As an accredited workplace mediator, I was already trained in having conversations with people to facilitate understanding, feedback, and reflection. My input encourages individuals to move forward in a positive direction, once they have the clarity to know what they need and what is possible to achieve.

A coach’s purpose is not to judge and direct them towards their own idea of a ‘good outcome’. Great coaches ask pertinent questions that allow for self-reflection and they listen. A great coach is someone’s personal cheerleader and accountability provider.

So, who would benefit from conflict coaching? Quite simply… Anyone who wants to get better at communicating! More specifically, the individuals who often benefit from conflict coaching are those in managerial or customer-facing roles. Senior management tend to find it helpful to have someone from outside their organisation with whom they can be completely open and honest with about the communication or relationship challenges they are having at work or home. Coaching is completely confidential, so there is no concern that the information may get back to someone higher up in the organisation or that it might impact their professional reputation.

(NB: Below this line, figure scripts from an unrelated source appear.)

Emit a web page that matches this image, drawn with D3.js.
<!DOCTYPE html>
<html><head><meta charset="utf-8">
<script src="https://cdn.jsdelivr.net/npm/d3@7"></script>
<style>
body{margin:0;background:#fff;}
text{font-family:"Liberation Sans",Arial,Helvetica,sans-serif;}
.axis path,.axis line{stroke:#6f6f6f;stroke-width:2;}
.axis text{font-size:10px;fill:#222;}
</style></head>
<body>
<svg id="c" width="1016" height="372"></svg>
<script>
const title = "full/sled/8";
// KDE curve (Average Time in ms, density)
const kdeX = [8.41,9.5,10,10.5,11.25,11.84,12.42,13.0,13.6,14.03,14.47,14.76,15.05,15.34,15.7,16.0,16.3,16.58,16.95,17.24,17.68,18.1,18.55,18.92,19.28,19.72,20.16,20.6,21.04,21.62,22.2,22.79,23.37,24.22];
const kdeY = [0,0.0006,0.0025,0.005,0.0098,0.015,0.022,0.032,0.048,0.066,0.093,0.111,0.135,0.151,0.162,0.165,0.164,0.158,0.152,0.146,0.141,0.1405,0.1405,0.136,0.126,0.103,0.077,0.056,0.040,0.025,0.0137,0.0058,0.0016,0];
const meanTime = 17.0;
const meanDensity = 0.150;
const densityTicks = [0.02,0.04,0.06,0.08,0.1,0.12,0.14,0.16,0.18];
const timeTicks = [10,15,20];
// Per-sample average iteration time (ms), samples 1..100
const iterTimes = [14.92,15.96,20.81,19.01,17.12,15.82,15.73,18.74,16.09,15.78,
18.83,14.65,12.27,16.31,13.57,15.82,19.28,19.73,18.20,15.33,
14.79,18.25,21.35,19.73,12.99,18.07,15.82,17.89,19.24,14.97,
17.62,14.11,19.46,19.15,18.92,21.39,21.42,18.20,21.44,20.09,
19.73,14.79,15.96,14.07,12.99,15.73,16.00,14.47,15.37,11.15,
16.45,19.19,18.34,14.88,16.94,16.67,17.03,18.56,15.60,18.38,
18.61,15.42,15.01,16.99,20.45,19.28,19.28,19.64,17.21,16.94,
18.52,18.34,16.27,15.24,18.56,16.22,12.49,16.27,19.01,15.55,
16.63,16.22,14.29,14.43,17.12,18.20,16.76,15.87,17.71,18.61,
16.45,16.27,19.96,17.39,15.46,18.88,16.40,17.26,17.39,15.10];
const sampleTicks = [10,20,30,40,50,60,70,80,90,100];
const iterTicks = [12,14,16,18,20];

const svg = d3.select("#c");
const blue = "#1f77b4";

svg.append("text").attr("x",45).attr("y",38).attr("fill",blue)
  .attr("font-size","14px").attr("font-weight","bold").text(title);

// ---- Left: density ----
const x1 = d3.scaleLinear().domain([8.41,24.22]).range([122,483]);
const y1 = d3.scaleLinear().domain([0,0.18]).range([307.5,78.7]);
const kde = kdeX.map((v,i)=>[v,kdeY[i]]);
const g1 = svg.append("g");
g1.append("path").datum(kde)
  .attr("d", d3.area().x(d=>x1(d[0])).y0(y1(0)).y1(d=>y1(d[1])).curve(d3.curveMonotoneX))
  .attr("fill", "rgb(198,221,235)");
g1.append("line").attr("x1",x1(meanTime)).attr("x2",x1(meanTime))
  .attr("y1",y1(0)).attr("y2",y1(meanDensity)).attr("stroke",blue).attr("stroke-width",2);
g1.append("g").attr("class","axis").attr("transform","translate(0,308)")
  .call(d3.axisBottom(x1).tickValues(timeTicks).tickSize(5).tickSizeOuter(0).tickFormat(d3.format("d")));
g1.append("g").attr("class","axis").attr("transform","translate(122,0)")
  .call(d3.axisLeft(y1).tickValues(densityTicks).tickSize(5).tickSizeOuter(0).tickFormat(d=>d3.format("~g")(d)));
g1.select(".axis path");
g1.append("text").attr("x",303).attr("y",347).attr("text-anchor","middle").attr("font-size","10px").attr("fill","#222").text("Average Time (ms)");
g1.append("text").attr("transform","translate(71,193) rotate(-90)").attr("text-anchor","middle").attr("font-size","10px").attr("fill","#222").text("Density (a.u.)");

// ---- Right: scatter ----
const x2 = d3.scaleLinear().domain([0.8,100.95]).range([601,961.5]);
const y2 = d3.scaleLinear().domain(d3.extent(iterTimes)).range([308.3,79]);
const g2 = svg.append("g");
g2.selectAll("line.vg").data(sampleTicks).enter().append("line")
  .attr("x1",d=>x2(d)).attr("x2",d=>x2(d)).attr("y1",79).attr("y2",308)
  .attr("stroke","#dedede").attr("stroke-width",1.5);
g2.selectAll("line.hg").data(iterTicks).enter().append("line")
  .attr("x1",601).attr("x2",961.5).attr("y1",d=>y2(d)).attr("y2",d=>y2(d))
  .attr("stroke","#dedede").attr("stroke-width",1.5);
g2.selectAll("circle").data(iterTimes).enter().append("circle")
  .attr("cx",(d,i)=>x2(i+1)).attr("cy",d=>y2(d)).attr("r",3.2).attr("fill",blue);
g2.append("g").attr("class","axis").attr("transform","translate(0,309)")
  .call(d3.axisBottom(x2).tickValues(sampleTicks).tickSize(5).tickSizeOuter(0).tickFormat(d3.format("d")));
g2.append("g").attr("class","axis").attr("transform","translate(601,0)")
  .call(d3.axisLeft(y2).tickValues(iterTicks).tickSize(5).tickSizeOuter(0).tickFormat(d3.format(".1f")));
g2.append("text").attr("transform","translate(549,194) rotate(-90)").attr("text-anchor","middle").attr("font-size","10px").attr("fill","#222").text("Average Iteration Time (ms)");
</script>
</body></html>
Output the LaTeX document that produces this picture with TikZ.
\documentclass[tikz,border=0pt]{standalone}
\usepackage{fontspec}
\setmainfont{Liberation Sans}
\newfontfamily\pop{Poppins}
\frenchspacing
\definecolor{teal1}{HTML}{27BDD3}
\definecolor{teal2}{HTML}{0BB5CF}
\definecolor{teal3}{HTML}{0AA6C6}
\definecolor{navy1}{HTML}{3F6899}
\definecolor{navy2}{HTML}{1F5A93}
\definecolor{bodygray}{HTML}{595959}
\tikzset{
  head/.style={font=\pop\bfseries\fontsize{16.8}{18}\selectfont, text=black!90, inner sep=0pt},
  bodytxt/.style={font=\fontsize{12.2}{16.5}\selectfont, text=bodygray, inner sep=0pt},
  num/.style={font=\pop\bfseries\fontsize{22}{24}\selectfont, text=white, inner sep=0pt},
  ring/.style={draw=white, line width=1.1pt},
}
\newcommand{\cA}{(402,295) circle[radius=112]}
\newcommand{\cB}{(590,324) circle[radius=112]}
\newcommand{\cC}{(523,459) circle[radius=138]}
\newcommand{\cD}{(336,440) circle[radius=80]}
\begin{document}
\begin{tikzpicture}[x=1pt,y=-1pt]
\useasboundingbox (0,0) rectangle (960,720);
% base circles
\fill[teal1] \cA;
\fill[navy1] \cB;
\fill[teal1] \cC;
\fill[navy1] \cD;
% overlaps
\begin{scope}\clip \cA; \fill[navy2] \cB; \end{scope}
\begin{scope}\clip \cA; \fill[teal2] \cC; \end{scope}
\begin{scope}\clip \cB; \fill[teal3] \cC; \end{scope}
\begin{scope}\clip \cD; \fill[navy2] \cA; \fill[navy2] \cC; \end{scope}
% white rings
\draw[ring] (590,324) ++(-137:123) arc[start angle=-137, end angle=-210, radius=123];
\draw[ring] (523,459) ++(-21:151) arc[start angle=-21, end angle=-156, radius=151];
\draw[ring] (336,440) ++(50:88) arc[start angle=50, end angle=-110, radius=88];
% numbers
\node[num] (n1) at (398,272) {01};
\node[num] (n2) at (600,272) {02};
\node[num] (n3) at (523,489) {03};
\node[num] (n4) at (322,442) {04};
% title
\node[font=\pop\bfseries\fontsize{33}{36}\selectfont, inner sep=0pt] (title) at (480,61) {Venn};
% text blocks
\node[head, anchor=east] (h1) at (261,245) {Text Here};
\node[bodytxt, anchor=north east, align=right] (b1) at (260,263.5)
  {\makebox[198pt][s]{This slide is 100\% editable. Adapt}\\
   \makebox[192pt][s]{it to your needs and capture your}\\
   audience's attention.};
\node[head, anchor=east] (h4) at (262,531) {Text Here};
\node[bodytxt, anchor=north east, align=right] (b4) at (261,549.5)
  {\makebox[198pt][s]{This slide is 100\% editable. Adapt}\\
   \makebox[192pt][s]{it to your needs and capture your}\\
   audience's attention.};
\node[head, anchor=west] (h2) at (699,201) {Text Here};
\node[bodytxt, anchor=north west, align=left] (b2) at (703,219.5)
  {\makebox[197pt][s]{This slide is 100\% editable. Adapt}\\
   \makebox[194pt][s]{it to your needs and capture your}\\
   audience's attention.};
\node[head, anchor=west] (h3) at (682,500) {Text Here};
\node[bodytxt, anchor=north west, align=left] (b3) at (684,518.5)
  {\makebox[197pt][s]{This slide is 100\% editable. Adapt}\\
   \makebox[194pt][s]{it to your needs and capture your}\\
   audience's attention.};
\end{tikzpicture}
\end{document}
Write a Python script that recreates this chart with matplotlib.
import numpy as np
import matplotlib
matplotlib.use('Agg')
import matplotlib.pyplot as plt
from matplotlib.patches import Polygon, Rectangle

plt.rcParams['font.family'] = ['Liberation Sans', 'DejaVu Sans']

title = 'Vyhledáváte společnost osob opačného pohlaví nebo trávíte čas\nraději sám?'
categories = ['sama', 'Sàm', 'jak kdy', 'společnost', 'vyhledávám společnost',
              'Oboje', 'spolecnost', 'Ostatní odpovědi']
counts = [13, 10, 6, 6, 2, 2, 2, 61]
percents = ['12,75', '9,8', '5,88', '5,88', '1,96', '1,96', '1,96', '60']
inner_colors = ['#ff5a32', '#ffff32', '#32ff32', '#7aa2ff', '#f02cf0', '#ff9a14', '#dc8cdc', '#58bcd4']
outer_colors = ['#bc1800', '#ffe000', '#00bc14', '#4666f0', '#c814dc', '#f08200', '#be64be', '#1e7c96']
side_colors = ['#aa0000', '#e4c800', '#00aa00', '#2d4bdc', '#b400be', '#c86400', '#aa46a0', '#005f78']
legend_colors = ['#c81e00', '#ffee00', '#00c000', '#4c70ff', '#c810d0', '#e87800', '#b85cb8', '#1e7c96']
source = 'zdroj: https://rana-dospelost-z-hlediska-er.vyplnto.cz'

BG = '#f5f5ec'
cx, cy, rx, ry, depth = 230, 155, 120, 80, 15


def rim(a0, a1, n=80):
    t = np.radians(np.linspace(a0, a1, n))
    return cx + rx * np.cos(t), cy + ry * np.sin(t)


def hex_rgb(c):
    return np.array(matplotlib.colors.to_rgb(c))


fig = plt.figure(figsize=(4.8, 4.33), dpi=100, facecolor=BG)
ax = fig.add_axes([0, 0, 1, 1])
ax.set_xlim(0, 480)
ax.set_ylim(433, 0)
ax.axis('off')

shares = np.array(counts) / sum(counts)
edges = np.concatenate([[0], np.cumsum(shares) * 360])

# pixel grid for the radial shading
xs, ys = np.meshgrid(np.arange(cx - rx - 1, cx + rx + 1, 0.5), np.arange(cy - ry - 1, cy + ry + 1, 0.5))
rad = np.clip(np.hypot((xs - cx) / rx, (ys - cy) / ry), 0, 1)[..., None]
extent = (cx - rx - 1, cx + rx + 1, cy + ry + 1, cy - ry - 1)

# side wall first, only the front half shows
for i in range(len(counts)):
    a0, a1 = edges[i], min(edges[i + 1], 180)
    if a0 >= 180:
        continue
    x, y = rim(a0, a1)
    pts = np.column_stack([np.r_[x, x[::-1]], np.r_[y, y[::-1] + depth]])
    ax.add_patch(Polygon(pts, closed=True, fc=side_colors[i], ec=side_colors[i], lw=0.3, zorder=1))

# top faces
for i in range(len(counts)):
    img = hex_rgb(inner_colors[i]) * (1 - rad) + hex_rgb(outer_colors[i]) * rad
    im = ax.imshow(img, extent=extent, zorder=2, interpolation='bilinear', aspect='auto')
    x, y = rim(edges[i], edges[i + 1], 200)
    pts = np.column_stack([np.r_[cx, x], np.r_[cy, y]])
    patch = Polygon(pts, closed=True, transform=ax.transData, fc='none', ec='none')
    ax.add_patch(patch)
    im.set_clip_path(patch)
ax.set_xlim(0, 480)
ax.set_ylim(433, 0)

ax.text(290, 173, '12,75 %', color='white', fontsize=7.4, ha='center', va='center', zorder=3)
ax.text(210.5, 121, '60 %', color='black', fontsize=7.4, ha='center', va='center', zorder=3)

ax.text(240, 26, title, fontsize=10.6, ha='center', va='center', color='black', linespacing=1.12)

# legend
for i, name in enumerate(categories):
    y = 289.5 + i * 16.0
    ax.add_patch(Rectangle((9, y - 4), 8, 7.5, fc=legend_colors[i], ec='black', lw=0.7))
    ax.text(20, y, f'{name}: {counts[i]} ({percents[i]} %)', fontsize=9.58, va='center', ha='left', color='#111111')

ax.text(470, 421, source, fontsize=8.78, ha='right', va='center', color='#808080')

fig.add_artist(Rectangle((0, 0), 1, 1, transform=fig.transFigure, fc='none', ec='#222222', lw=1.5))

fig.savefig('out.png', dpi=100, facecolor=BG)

The hardest part of most people’s job (or life!) is figuring out the ‘people’ bit. Wanting a conflict coach goes hand-in-hand with wanting to develop and grow as an individual. Most people who want to do conflict coaching are actually pretty effective in their role. They may also have great relationships or use effective methods of communication with many people in their personal or working life. However, there may be one or two people that they find it challenging to have positive interactions with. Or maybe they struggle to tackle difficult conversations – especially when they are not giving ‘good news’ or are providing critical feedback.

Most conflict coaches have a background in resolving conflict or disputes, and so they will be able to use that experience, their processes to getting to a solution, and their ‘toolkit’ to understand what might be blocking someone from communicating effectively. It may be that some coaching on ‘assertive communication’ would be beneficial, or maybe – insert, almost always! – a greater level of self-awareness would improve how they perceive their own behaviours, and others too.

Why do people become coaches? It is SO rewarding to see people see themselves and others in a new way. To see people’s relationships flourish – especially those that were experiencing real challenges. It is incredibly purposeful to watch someone’s confidence increase, and to see their communication skills mature and develop.